> **WHAT YOU SHOULD DO**:
Produce an exact copy of the lines below that run from the line containing "Output the Python" to the line containing "ax.set_xlim(0, (1097 - 256) / 128.2)", inclusive; any picture is omitted.

> **MATERIAL SUPPLIED**:
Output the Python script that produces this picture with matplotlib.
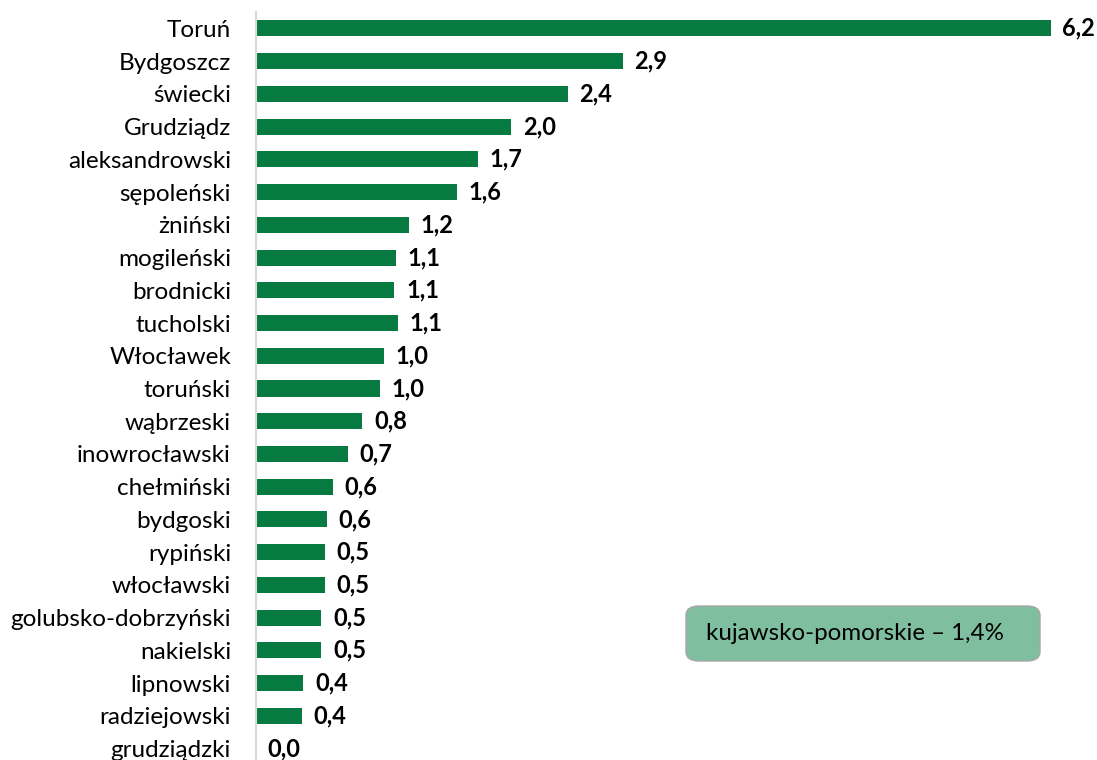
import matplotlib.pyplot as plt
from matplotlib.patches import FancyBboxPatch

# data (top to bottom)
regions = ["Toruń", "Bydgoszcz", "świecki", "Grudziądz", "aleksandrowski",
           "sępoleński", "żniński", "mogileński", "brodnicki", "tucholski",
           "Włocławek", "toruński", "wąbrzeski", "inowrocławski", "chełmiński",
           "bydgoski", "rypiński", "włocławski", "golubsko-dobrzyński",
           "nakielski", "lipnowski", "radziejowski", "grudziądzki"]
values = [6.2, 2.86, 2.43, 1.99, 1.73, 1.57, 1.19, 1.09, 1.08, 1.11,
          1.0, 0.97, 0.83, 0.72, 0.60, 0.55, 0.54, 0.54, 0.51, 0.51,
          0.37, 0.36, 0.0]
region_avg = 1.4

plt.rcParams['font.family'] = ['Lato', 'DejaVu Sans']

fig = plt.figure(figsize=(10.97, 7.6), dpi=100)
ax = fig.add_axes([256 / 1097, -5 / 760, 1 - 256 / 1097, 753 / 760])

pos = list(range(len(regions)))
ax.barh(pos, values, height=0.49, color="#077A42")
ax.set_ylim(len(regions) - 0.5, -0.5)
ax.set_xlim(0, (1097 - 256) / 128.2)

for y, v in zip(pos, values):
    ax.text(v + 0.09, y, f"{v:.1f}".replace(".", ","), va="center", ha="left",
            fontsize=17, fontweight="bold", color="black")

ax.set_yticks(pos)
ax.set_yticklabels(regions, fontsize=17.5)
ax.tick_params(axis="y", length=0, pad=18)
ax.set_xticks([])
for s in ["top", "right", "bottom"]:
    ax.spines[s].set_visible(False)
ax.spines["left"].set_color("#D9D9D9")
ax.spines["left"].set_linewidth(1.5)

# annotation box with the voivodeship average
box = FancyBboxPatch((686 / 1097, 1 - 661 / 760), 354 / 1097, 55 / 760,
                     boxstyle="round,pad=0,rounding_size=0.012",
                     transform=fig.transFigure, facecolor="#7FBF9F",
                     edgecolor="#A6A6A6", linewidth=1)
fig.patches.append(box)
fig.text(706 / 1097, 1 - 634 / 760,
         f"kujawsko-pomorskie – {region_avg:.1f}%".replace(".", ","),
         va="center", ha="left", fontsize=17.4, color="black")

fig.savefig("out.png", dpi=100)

--

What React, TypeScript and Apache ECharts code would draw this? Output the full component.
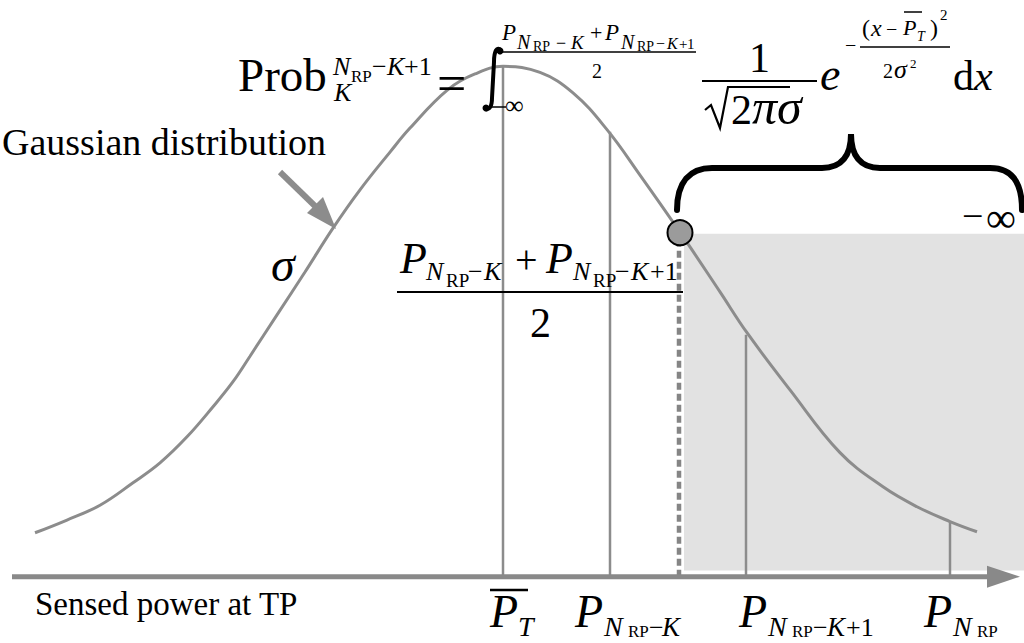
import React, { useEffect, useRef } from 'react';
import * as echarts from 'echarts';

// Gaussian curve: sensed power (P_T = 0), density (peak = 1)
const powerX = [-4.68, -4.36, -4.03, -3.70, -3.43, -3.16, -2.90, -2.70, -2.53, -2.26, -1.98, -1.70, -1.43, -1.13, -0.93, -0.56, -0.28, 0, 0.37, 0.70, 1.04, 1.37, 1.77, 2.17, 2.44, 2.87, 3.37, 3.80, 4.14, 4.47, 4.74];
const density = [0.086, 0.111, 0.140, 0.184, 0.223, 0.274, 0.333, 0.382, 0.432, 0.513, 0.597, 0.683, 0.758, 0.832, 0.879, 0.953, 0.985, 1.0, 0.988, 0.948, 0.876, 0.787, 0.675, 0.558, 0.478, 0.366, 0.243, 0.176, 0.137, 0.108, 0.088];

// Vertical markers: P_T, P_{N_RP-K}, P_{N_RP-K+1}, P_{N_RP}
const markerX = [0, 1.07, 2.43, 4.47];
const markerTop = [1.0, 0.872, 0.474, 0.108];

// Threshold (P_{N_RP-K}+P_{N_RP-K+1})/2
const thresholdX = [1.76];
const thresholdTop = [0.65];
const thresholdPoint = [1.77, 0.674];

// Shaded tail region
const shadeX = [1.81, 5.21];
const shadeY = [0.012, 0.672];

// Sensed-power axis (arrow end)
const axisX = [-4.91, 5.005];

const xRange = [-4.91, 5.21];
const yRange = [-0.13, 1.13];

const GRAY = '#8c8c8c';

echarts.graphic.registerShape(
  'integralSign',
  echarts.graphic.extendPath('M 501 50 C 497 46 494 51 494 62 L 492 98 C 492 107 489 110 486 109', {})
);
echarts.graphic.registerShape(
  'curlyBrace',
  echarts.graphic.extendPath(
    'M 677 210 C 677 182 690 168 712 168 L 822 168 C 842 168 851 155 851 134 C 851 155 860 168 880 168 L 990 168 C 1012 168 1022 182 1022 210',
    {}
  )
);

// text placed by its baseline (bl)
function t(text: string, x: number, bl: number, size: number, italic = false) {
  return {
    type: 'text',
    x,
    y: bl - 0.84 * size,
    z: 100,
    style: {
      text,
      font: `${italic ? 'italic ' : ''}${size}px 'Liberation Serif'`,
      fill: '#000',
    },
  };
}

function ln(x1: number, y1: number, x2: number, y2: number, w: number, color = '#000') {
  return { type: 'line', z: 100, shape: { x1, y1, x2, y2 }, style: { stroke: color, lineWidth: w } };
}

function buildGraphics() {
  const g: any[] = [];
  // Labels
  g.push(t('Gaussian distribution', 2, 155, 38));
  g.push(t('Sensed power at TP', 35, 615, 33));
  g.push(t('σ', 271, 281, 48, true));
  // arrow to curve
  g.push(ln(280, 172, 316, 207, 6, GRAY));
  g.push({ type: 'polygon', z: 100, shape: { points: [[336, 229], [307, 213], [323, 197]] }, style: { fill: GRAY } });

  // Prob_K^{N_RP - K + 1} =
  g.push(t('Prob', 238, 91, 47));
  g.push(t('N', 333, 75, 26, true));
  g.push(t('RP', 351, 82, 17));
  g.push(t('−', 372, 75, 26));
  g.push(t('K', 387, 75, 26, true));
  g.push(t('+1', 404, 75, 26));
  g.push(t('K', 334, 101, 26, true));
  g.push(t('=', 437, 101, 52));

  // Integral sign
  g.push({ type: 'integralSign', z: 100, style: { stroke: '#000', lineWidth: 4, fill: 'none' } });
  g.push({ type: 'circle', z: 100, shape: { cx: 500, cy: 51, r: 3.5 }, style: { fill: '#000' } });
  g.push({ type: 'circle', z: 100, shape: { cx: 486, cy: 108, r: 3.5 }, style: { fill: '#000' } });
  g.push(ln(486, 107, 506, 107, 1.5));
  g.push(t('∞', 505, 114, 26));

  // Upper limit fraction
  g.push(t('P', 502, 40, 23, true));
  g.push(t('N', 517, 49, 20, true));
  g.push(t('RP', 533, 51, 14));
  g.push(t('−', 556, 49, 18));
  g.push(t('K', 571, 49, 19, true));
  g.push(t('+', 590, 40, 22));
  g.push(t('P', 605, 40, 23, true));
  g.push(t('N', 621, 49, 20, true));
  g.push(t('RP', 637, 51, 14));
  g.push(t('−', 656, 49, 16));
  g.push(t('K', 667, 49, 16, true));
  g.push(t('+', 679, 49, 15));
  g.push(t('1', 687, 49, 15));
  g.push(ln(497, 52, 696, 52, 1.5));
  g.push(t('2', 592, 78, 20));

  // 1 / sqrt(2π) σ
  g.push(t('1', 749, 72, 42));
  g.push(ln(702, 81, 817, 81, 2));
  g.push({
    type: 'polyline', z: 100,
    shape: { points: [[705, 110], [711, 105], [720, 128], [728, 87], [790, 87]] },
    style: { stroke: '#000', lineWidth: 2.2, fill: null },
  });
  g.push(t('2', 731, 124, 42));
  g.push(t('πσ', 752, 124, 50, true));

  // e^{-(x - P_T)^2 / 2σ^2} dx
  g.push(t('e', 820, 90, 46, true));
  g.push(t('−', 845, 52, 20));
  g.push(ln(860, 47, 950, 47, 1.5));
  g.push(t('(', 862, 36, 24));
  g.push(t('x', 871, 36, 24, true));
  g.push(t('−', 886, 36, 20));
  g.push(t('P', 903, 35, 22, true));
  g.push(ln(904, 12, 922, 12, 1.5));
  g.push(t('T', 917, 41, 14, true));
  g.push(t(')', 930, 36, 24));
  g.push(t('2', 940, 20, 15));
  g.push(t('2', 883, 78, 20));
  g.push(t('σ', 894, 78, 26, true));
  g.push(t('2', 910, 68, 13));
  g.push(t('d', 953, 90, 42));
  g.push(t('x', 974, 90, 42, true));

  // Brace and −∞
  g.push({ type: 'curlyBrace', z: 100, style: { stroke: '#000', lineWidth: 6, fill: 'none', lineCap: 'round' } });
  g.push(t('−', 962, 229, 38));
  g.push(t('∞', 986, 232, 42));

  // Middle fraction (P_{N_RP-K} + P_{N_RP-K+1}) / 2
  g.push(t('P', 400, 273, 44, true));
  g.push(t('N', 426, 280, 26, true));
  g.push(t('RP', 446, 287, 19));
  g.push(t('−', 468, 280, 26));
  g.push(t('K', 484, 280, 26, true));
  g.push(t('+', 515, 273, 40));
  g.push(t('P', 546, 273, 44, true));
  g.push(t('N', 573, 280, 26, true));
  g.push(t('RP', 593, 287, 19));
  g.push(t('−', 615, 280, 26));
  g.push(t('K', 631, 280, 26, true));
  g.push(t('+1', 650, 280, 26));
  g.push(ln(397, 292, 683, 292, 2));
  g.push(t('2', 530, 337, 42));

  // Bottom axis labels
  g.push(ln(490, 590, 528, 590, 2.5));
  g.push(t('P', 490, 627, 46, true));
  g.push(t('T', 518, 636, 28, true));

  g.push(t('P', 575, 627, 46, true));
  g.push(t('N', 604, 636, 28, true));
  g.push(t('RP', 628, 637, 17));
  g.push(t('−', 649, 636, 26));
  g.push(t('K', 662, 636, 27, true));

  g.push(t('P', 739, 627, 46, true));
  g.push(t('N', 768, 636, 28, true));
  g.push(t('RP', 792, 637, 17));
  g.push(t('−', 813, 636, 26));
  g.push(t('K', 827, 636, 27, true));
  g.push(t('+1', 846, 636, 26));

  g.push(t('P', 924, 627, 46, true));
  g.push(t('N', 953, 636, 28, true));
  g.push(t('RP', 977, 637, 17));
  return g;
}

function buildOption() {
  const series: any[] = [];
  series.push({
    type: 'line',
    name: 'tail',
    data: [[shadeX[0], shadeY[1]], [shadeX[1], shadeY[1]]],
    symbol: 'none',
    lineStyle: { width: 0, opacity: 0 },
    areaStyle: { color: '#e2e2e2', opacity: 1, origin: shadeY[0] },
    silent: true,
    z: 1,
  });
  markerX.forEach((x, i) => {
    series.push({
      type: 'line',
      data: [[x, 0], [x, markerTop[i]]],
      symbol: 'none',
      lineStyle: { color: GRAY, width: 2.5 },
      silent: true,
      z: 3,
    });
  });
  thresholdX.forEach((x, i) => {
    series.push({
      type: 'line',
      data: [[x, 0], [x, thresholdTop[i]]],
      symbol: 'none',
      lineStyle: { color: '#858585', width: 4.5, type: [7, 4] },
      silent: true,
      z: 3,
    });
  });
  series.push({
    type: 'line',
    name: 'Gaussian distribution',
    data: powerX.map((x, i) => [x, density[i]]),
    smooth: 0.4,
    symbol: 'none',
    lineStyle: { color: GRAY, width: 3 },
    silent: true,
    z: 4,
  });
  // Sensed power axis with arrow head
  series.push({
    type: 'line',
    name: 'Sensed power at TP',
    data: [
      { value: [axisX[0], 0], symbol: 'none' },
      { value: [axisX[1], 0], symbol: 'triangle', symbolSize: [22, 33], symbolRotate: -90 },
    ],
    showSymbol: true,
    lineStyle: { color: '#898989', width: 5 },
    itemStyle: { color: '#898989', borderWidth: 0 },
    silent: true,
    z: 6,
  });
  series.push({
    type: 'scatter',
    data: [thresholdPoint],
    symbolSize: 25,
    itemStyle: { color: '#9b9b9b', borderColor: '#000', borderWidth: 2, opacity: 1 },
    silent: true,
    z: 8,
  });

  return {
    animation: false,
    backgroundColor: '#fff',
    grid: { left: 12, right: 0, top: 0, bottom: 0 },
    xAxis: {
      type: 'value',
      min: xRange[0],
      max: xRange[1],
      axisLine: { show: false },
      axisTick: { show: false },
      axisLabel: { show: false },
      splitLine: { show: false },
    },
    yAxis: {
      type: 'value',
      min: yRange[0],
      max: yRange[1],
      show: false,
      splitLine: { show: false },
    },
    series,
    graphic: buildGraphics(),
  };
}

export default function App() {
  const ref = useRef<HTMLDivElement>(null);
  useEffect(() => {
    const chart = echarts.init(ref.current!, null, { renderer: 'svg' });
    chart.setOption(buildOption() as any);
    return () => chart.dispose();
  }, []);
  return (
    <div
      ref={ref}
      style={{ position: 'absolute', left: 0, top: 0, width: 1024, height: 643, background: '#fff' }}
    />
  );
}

> **COMPLETED EXERCISE**:
Output the Python script that produces this picture with matplotlib.
import matplotlib.pyplot as plt
from matplotlib.patches import FancyBboxPatch

# data (top to bottom)
regions = ["Toruń", "Bydgoszcz", "świecki", "Grudziądz", "aleksandrowski",
           "sępoleński", "żniński", "mogileński", "brodnicki", "tucholski",
           "Włocławek", "toruński", "wąbrzeski", "inowrocławski", "chełmiński",
           "bydgoski", "rypiński", "włocławski", "golubsko-dobrzyński",
           "nakielski", "lipnowski", "radziejowski", "grudziądzki"]
values = [6.2, 2.86, 2.43, 1.99, 1.73, 1.57, 1.19, 1.09, 1.08, 1.11,
          1.0, 0.97, 0.83, 0.72, 0.60, 0.55, 0.54, 0.54, 0.51, 0.51,
          0.37, 0.36, 0.0]
region_avg = 1.4

plt.rcParams['font.family'] = ['Lato', 'DejaVu Sans']

fig = plt.figure(figsize=(10.97, 7.6), dpi=100)
ax = fig.add_axes([256 / 1097, -5 / 760, 1 - 256 / 1097, 753 / 760])

pos = list(range(len(regions)))
ax.barh(pos, values, height=0.49, color="#077A42")
ax.set_ylim(len(regions) - 0.5, -0.5)
ax.set_xlim(0, (1097 - 256) / 128.2)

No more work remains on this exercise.